Obviously Mark and Bill are made for each other; both looked upon as the outcasts of their family, so it’s natural that they bond. There’s a great moment where Mark is hanging out with Bill on Thanksgiving. His mom is out with his brother having a “very sterile meal, talking about very sterile subjects” according to Mark, and his father is up north away from his immediate family. This tells you a lot about Mark’s home life, and why he probably became so enamored with the movies – it was necessary for his to escape. There’s a great moment where Mark is monitoring Bill’s bath on Thanksgiving night and notices a “wicked ass toe nail” that could be “a science photo”. The interaction between the two in these scenes shows just why Bill is willing to finance Mark’s films. They trust each other because Mark is genuine in how he cares for Bill, and Bill is the only one in the family who doesn’t see Mark as a loser.
Of course Bill’s respect for Mark isn’t always clear as one can see in the now famous scene where Mark tries to get Bill to say the line “It’s alright.
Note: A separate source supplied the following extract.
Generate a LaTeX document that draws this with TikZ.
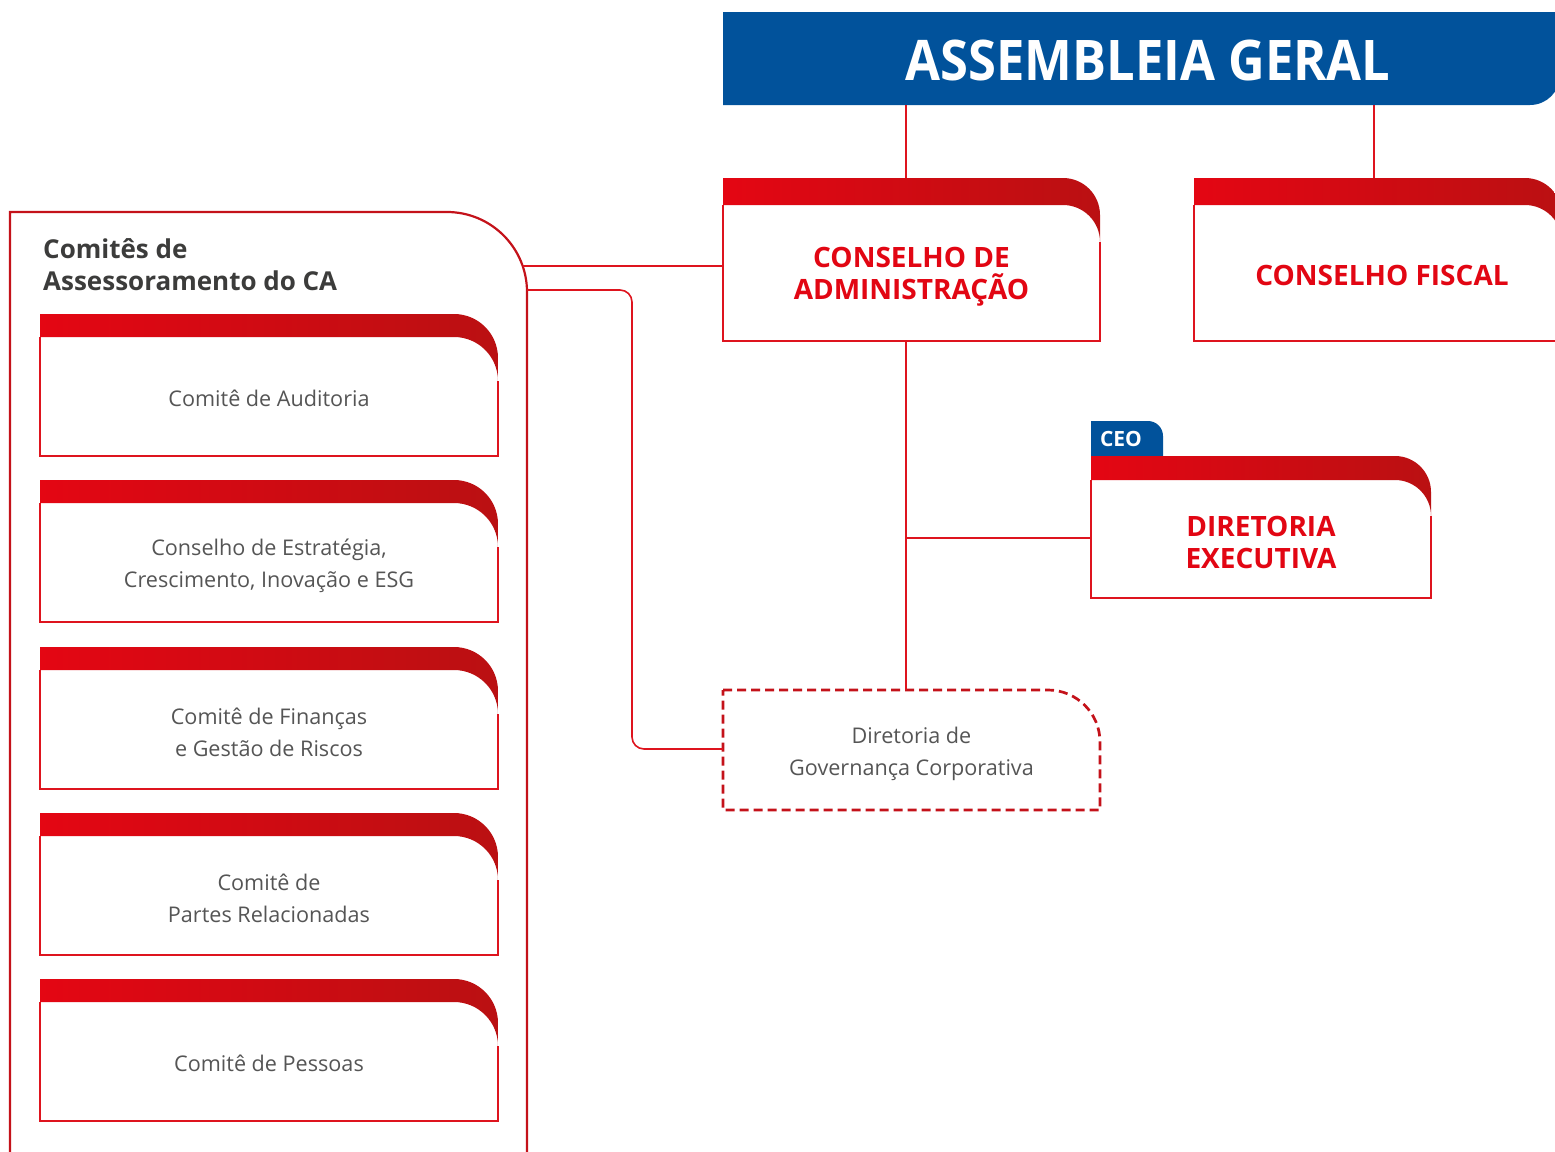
\documentclass[tikz,border=0pt]{standalone}
\usepackage{fontspec}
\setmainfont{Open Sans}
\usepackage{graphicx}
\definecolor{agblue}{RGB}{1,82,155}
\definecolor{bandL}{RGB}{228,6,19}
\definecolor{bandR}{RGB}{186,16,18}
\definecolor{linered}{RGB}{222,20,30}
\definecolor{contred}{RGB}{196,18,26}
\definecolor{titred}{RGB}{226,6,19}
\definecolor{greyt}{RGB}{85,85,85}
\definecolor{darkt}{RGB}{60,60,59}
\tikzset{
  conn/.style={draw=linered, line width=1.6pt},
  boxline/.style={draw=linered, line width=1.6pt},
  cont/.style={draw=contred, line width=2.2pt},
  greytxt/.style={text=greyt, font=\fontsize{21.6}{32}\selectfont, align=center, inner sep=0pt},
  redtxt/.style={text=titred, font=\bfseries\fontsize{28}{32}\selectfont, align=center, inner sep=0pt},
}
% name, x1, y1, x2, y2, radius, band, style, text
\newcommand{\orgbox}[9]{%
  \pgfmathsetmacro{\ka}{#6*0.5523}%
  \pgfmathsetmacro{\yb}{#3+#7}%
  \pgfmathsetmacro{\xr}{#4-#6}%
  \pgfmathsetmacro{\yr}{#3+#6}%
  \pgfmathsetmacro{\ybr}{#3+#7+#6}%
  \pgfmathsetmacro{\cx}{(#2+#4)/2}%
  \pgfmathsetmacro{\cy}{(\yb+#5)/2}%
  \pgfmathsetmacro{\bw}{#4-#2}%
  \pgfmathsetmacro{\bh}{#5-\yb}%
  \shade[left color=bandL, right color=bandR] (#2,#3) -- (\xr,#3)
     .. controls +(\ka,0) and +(0,-\ka) .. (#4,\yr) -- (#4,\ybr)
     .. controls +(0,-\ka) and +(\ka,0) .. (\xr,\yb) -- (#2,\yb) -- cycle;
  \draw[boxline] (#2,\yb) -- (#2,#5) -- (#4,#5) -- (#4,\ybr);
  \node[#8, minimum width=\bw pt, minimum height=\bh pt] (#1) at (\cx,\cy) {#9};
}
\begin{document}
\begin{tikzpicture}[x=1pt,y=-1pt]
\useasboundingbox (0,0) rectangle (1555,1151);
\clip (0,0) rectangle (1555,1151);
\fill[white] (0,0) rectangle (1555,1151);

% Assembleia Geral
\fill[agblue] (723,12) -- (1560,12) -- (1560,75)
   .. controls (1560,91.6) and (1546.6,105) .. (1530,105) -- (723,105) -- cycle;
\node[text=white, font=\bfseries\fontsize{56}{60}\selectfont, inner sep=0pt] (ag) at (1148,60)
   {\scalebox{0.905}[1]{ASSEMBLEIA GERAL}};

% Conselho de Administracao / Fiscal
\orgbox{ca}{723}{178}{1100}{341}{37}{27}{redtxt, yshift=-4pt}{CONSELHO DE\\ADMINISTRAÇÃO}
\orgbox{cf}{1194}{178}{1562}{341}{37}{27}{redtxt, yshift=-2pt}{\hspace*{8pt}CONSELHO FISCAL}

% Diretoria Executiva with CEO tab
\fill[agblue] (1091,456) -- (1091,421) -- (1148,421)
   .. controls (1156.3,421) and (1163,427.7) .. (1163,436) -- (1163,456) -- cycle;
\node[text=white, font=\bfseries\fontsize{21}{24}\selectfont, inner sep=0pt] (ceo) at (1121,439) {CEO};
\orgbox{de}{1091}{456}{1431}{598}{36}{24}{redtxt, yshift=-3pt}{DIRETORIA\\EXECUTIVA}

% Diretoria de Governanca Corporativa (dashed)
\draw[draw=contred, line width=2.7pt, dash pattern=on 9pt off 5pt]
   (723,690) -- (1048,690) .. controls (1076.7,690) and (1100,713.3) .. (1100,742)
   -- (1100,810) -- (723,810) -- cycle;
\node[greytxt, minimum width=377pt, minimum height=120pt] (dgc) at (911.5,754)
   {Diretoria de\\Governança Corporativa};

% Container of committees
\draw[cont] (10,1160) -- (10,212) -- (447,212)
   .. controls (491.2,212) and (527,247.8) .. (527,292) -- (527,1160);
\node[text=darkt, font=\bfseries\fontsize{26}{32}\selectfont, align=left, inner sep=0pt,
      anchor=north west] (cmt) at (43,238) {Comitês de\\Assessoramento do CA};

\orgbox{aud}{40}{314}{498}{456}{44}{23}{greytxt, yshift=-2pt}{Comitê de Auditoria}
\orgbox{est}{40}{480}{498}{622}{44}{23}{greytxt, yshift=-3pt}{Conselho de Estratégia,\\Crescimento, Inovação e ESG}
\orgbox{fin}{40}{647}{498}{789}{44}{23}{greytxt, yshift=-3pt}{Comitê de Finanças\\e Gestão de Riscos}
\orgbox{par}{40}{813}{498}{955}{44}{23}{greytxt, yshift=-3pt}{Comitê de\\Partes Relacionadas}
\orgbox{pes}{40}{979}{498}{1121}{44}{23}{greytxt, yshift=-2pt}{Comitê de Pessoas}

% connectors
\coordinate (agA) at (906,105);
\coordinate (caT) at (906,178);
\coordinate (agB) at (1374,105);
\coordinate (cfT) at (1374,178);
\draw[conn] (agA) -- (caT);
\draw[conn] (agB) -- (cfT);
\coordinate (caB) at (906,341);
\coordinate (dgT) at (906,690);
\coordinate (br) at (906,538);
\draw[conn] (caB) -- (dgT);
\draw[conn] (br) -- (de.west |- br);
\coordinate (k1) at (522.7,266);
\draw[conn] (k1) -- (ca.west |- k1);
\coordinate (k2) at (527,290);
\coordinate (k3) at (632,749);
\draw[conn, rounded corners=12pt] (k2) -- (k2 -| k3) -- (k3) -- (dgc.west |- k3);
\end{tikzpicture}
\end{document}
It’s okay. There’s something to live for. Jesus told me so!” After 30 takes, though, Bill doesn’t get the line right and claims that the whole exercise is “for the birds”. The scene conveys Mark’s passion for getting things right, but it’s also hilarious in that he is trying to get people like Bill to recite lines from a horror film.
The film ends on a telling moment, perhaps a moment where Mark’s naïveté is clearer than ever before. He and Bill are sitting outside of his trailer and Mark asks what his American Dream is. Bill scoffs it off as if he has no dream, Mark replies with “we’ll film you sitting outside of a trailer, man, but we live where you’re sitting outside of a trailer.” Bill then goes off on an emotional soliloquy about the loss of time and the futility of Mark’s endeavors. Once he’s finished all Bill can do is laugh and shake his head like the kid just doesn’t get that, possibly, his future is right in front of him in the form of Bill. The final punctuation mark to the film is some text stating that Bill died months later and that he has left Mark $50,000 for the completion of Northwestern.
Then director Chris Smith does something interesting by showing old black and white footage of Mark working odd jobs and lots of drinking with his pals from high school; perhaps indicating that nothing has changed. Those final images show that Mark may not know what to do with the money Bill has left him, because he lives a cyclical life of hanging out, getting high, boozing it up, and philosophizing big rather than living big. Maybe Mark will break the cycle (he has acted in numerous B-movies since this documentary, but he still hasn’t completed Northwestern), but all of the obvious signs around him point towards a different outcome.
Like any good documentary American Movie lets you into a world that you never would have been aware of prior to watching the film. It’s about specific people from a specific town that is rarely seen in mainstream film, and that’s why they documentary is such a powerful art form – it shows the audience a slice of America that they are infrequently privy to. Smith’s documentary makes me want to hop on a plane and find Mark so that I can sit down with him, have a few beers and talk movies. Not every movie elicits that kind of response from its viewers. This is a special movie.